:: Exercise description ::
Leave out the pictures and reproduce all of the data exactly.

:: Dataset extract ::
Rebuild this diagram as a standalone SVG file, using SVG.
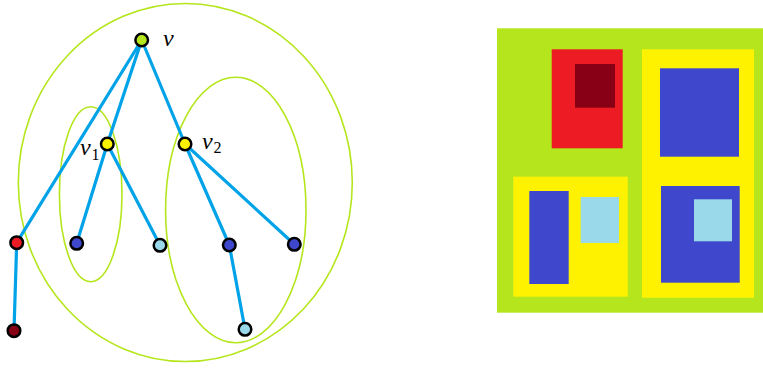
<svg xmlns="http://www.w3.org/2000/svg" width="763" height="368" viewBox="0 0 763 368">
<style>
.set{fill:none;stroke:#b5e61d;stroke-width:1.6}
.edge{stroke:#00a2e8;stroke-width:3.2;stroke-linecap:round}
.node{stroke:#000;stroke-width:2.5}
.lbl{font-family:"Liberation Serif","DejaVu Serif",serif;font-style:italic;font-size:24px;fill:#000}
.sub{font-family:"Liberation Serif","DejaVu Serif",serif;font-size:16px;fill:#000}
</style>
<rect width="763" height="368" fill="#fff"/>
<g id="sets">
<ellipse class="set" cx="185.3" cy="182.5" rx="167" ry="179"/>
<ellipse class="set" cx="90.7" cy="194.2" rx="31.3" ry="87.5"/>
<ellipse class="set" cx="235.8" cy="210" rx="70.2" ry="132.7"/>
</g>
<g id="connectors">
<line class="edge" x1="141.7" y1="40" x2="16.7" y2="242.7"/>
<line class="edge" x1="141.7" y1="40" x2="107.3" y2="144"/>
<line class="edge" x1="141.7" y1="40" x2="185" y2="144"/>
<line class="edge" x1="107.3" y1="144" x2="76.7" y2="243.3"/>
<line class="edge" x1="107.3" y1="144" x2="160" y2="245.3"/>
<line class="edge" x1="185" y1="144" x2="229.3" y2="245"/>
<line class="edge" x1="185" y1="144" x2="294.3" y2="244.3"/>
<line class="edge" x1="16.7" y1="242.7" x2="14" y2="330.7"/>
<line class="edge" x1="229.3" y1="245" x2="245" y2="329.3"/>
</g>
<g id="n-v"><circle class="node" cx="141.7" cy="40" r="6.3" fill="#b5e61d"/><text class="lbl" x="163" y="46">v</text></g>
<g id="n-v1"><circle class="node" cx="107.3" cy="144" r="6.3" fill="#fff200"/><text class="lbl" x="80" y="155">v</text><text class="sub" x="91.5" y="159.5">1</text></g>
<g id="n-v2"><circle class="node" cx="185" cy="144" r="6.3" fill="#fff200"/><text class="lbl" x="202" y="149">v</text><text class="sub" x="213.5" y="153">2</text></g>
<g id="n-red"><circle class="node" cx="16.7" cy="242.7" r="6.3" fill="#ed1c24"/></g>
<g id="n-blue1"><circle class="node" cx="76.7" cy="243.3" r="6.3" fill="#3f48cc"/></g>
<g id="n-lb1"><circle class="node" cx="160" cy="245.3" r="6.3" fill="#99d9ea"/></g>
<g id="n-blue2"><circle class="node" cx="229.3" cy="245" r="6.3" fill="#3f48cc"/></g>
<g id="n-blue3"><circle class="node" cx="294.3" cy="244.3" r="6.3" fill="#3f48cc"/></g>
<g id="n-darkred"><circle class="node" cx="14" cy="330.7" r="6.3" fill="#880015"/></g>
<g id="n-lb2"><circle class="node" cx="245" cy="329.3" r="6.3" fill="#99d9ea"/></g>
<g id="treemap">
<rect x="497" y="28.3" width="266" height="284.4" fill="#b5e61d"/>
<rect x="551.7" y="49.3" width="71" height="99" fill="#ed1c24"/>
<rect x="575" y="64" width="40" height="43.7" fill="#880015"/>
<rect x="642" y="49.3" width="112" height="248.4" fill="#fff200"/>
<rect x="660" y="68.3" width="79" height="88.4" fill="#3f48cc"/>
<rect x="661" y="186" width="78.7" height="96.7" fill="#3f48cc"/>
<rect x="694" y="199.3" width="38" height="42" fill="#99d9ea"/>
<rect x="513.3" y="176.7" width="114.4" height="120" fill="#fff200"/>
<rect x="529.3" y="191" width="39.4" height="93" fill="#3f48cc"/>
<rect x="580.7" y="197" width="38.3" height="46" fill="#99d9ea"/>
</g>
</svg>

:: Answer ::
Rebuild this diagram as a standalone SVG file, using SVG.
<svg xmlns="http://www.w3.org/2000/svg" width="763" height="368" viewBox="0 0 763 368">
<style>
.set{fill:none;stroke:#b5e61d;stroke-width:1.6}
.edge{stroke:#00a2e8;stroke-width:3.2;stroke-linecap:round}
.node{stroke:#000;stroke-width:2.5}
.lbl{font-family:"Liberation Serif","DejaVu Serif",serif;font-style:italic;font-size:24px;fill:#000}
.sub{font-family:"Liberation Serif","DejaVu Serif",serif;font-size:16px;fill:#000}
</style>
<rect width="763" height="368" fill="#fff"/>
<g id="sets">
<ellipse class="set" cx="185.3" cy="182.5" rx="167" ry="179"/>
<ellipse class="set" cx="90.7" cy="194.2" rx="31.3" ry="87.5"/>
<ellipse class="set" cx="235.8" cy="210" rx="70.2" ry="132.7"/>
</g>
<g id="connectors">
<line class="edge" x1="141.7" y1="40" x2="16.7" y2="242.7"/>
<line class="edge" x1="141.7" y1="40" x2="107.3" y2="144"/>
<line class="edge" x1="141.7" y1="40" x2="185" y2="144"/>
<line class="edge" x1="107.3" y1="144" x2="76.7" y2="243.3"/>
<line class="edge" x1="107.3" y1="144" x2="160" y2="245.3"/>
<line class="edge" x1="185" y1="144" x2="229.3" y2="245"/>
<line class="edge" x1="185" y1="144" x2="294.3" y2="244.3"/>
<line class="edge" x1="16.7" y1="242.7" x2="14" y2="330.7"/>
<line class="edge" x1="229.3" y1="245" x2="245" y2="329.3"/>
</g>
<g id="n-v"><circle class="node" cx="141.7" cy="40" r="6.3" fill="#b5e61d"/><text class="lbl" x="163" y="46">v</text></g>
<g id="n-v1"><circle class="node" cx="107.3" cy="144" r="6.3" fill="#fff200"/><text class="lbl" x="80" y="155">v</text><text class="sub" x="91.5" y="159.5">1</text></g>
<g id="n-v2"><circle class="node" cx="185" cy="144" r="6.3" fill="#fff200"/><text class="lbl" x="202" y="149">v</text><text class="sub" x="213.5" y="153">2</text></g>
<g id="n-red"><circle class="node" cx="16.7" cy="242.7" r="6.3" fill="#ed1c24"/></g>
<g id="n-blue1"><circle class="node" cx="76.7" cy="243.3" r="6.3" fill="#3f48cc"/></g>
<g id="n-lb1"><circle class="node" cx="160" cy="245.3" r="6.3" fill="#99d9ea"/></g>
<g id="n-blue2"><circle class="node" cx="229.3" cy="245" r="6.3" fill="#3f48cc"/></g>
<g id="n-blue3"><circle class="node" cx="294.3" cy="244.3" r="6.3" fill="#3f48cc"/></g>
<g id="n-darkred"><circle class="node" cx="14" cy="330.7" r="6.3" fill="#880015"/></g>
<g id="n-lb2"><circle class="node" cx="245" cy="329.3" r="6.3" fill="#99d9ea"/></g>
<g id="treemap">
<rect x="497" y="28.3" width="266" height="284.4" fill="#b5e61d"/>
<rect x="551.7" y="49.3" width="71" height="99" fill="#ed1c24"/>
<rect x="575" y="64" width="40" height="43.7" fill="#880015"/>
<rect x="642" y="49.3" width="112" height="248.4" fill="#fff200"/>
<rect x="660" y="68.3" width="79" height="88.4" fill="#3f48cc"/>
<rect x="661" y="186" width="78.7" height="96.7" fill="#3f48cc"/>
<rect x="694" y="199.3" width="38" height="42" fill="#99d9ea"/>
<rect x="513.3" y="176.7" width="114.4" height="120" fill="#fff200"/>
<rect x="529.3" y="191" width="39.4" height="93" fill="#3f48cc"/>
<rect x="580.7" y="197" width="38.3" height="46" fill="#99d9ea"/>
</g>
</svg>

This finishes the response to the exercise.